*** Supplied data

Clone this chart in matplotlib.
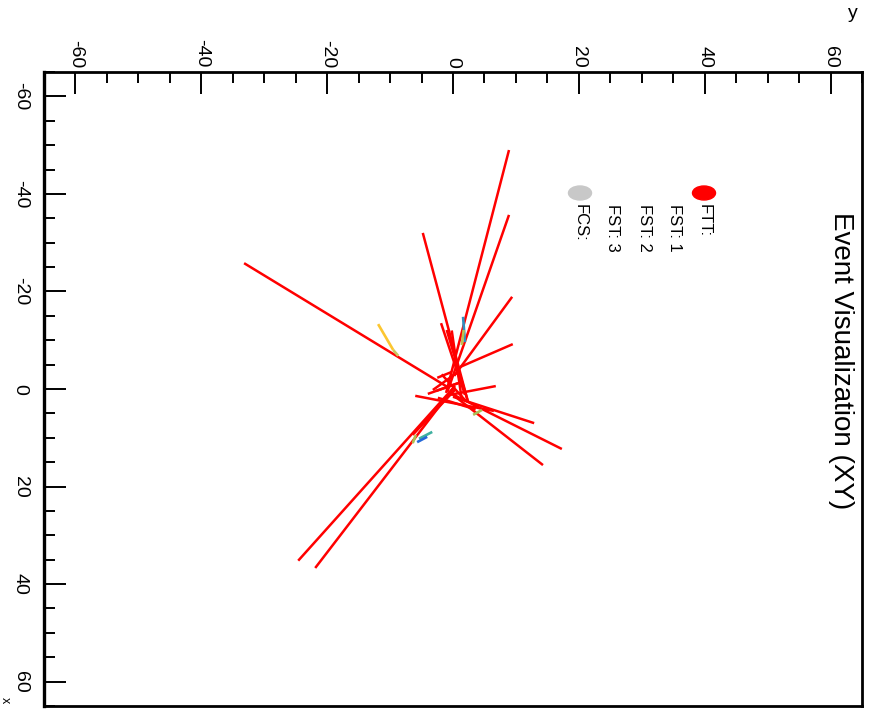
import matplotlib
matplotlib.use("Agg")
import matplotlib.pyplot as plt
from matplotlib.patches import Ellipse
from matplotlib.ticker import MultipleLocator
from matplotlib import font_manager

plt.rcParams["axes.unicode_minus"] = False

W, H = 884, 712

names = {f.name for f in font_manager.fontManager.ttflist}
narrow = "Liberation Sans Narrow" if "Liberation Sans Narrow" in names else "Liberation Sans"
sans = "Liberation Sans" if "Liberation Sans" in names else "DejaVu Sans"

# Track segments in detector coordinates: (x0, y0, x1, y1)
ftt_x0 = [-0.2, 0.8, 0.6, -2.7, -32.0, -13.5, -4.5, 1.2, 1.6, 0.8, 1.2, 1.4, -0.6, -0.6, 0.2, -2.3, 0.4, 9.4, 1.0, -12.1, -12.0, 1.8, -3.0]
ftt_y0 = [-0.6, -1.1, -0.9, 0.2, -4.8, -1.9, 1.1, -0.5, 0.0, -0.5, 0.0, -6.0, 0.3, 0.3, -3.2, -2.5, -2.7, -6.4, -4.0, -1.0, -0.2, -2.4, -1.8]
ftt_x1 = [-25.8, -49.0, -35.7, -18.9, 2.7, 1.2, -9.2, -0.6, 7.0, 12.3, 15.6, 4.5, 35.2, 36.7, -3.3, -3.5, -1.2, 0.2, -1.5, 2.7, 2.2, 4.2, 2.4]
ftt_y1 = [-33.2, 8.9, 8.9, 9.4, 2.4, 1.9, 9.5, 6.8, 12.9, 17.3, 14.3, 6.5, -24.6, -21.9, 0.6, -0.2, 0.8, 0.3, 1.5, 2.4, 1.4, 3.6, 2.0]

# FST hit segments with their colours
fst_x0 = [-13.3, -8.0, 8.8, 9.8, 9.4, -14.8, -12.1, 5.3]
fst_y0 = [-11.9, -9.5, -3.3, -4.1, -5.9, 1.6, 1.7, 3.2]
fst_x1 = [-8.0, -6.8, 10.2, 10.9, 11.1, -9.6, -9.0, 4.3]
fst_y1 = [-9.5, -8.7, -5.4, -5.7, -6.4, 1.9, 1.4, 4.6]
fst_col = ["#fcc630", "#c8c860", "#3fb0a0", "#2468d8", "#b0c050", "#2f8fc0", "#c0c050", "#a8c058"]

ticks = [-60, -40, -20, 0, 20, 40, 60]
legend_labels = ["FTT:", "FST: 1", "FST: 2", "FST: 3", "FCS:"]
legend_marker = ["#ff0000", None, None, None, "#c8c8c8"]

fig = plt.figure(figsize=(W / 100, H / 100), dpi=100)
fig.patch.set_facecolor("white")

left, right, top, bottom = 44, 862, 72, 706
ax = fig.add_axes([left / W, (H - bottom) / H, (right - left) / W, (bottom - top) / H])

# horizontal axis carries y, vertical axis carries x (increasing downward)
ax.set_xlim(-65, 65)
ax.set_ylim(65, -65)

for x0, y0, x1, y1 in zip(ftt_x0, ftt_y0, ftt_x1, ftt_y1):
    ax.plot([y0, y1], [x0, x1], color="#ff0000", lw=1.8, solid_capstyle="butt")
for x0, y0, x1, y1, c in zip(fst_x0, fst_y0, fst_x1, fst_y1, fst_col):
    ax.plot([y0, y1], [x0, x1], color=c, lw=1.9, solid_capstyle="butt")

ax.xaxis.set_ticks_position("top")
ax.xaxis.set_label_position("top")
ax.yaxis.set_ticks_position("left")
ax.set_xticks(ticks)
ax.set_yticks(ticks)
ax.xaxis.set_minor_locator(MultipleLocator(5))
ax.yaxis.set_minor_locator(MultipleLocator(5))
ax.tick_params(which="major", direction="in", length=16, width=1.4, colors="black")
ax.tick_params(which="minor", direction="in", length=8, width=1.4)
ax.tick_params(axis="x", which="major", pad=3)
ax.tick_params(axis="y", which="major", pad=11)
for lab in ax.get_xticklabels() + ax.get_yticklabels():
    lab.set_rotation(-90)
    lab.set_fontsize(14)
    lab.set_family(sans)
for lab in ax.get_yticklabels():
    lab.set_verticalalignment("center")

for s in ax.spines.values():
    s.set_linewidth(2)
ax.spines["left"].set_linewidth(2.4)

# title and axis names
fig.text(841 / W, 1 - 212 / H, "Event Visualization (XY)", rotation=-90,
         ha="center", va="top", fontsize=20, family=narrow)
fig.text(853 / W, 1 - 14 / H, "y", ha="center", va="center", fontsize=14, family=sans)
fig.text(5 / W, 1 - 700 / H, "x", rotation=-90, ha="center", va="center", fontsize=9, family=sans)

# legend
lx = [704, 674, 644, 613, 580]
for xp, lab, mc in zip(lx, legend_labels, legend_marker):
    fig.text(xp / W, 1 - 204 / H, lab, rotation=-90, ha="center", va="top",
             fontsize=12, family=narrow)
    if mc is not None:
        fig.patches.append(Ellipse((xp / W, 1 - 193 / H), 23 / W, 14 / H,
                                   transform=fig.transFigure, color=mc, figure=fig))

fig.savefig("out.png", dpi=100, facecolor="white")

******

▸ Your task
Your task is to restate word for word the lines from the top of the data to the line containing "1.4, 3.6, 2.0]", both ends included, with every picture left out.

▸ Finished task
Clone this chart in matplotlib.
import matplotlib
matplotlib.use("Agg")
import matplotlib.pyplot as plt
from matplotlib.patches import Ellipse
from matplotlib.ticker import MultipleLocator
from matplotlib import font_manager

plt.rcParams["axes.unicode_minus"] = False

W, H = 884, 712

names = {f.name for f in font_manager.fontManager.ttflist}
narrow = "Liberation Sans Narrow" if "Liberation Sans Narrow" in names else "Liberation Sans"
sans = "Liberation Sans" if "Liberation Sans" in names else "DejaVu Sans"

# Track segments in detector coordinates: (x0, y0, x1, y1)
ftt_x0 = [-0.2, 0.8, 0.6, -2.7, -32.0, -13.5, -4.5, 1.2, 1.6, 0.8, 1.2, 1.4, -0.6, -0.6, 0.2, -2.3, 0.4, 9.4, 1.0, -12.1, -12.0, 1.8, -3.0]
ftt_y0 = [-0.6, -1.1, -0.9, 0.2, -4.8, -1.9, 1.1, -0.5, 0.0, -0.5, 0.0, -6.0, 0.3, 0.3, -3.2, -2.5, -2.7, -6.4, -4.0, -1.0, -0.2, -2.4, -1.8]
ftt_x1 = [-25.8, -49.0, -35.7, -18.9, 2.7, 1.2, -9.2, -0.6, 7.0, 12.3, 15.6, 4.5, 35.2, 36.7, -3.3, -3.5, -1.2, 0.2, -1.5, 2.7, 2.2, 4.2, 2.4]
ftt_y1 = [-33.2, 8.9, 8.9, 9.4, 2.4, 1.9, 9.5, 6.8, 12.9, 17.3, 14.3, 6.5, -24.6, -21.9, 0.6, -0.2, 0.8, 0.3, 1.5, 2.4, 1.4, 3.6, 2.0]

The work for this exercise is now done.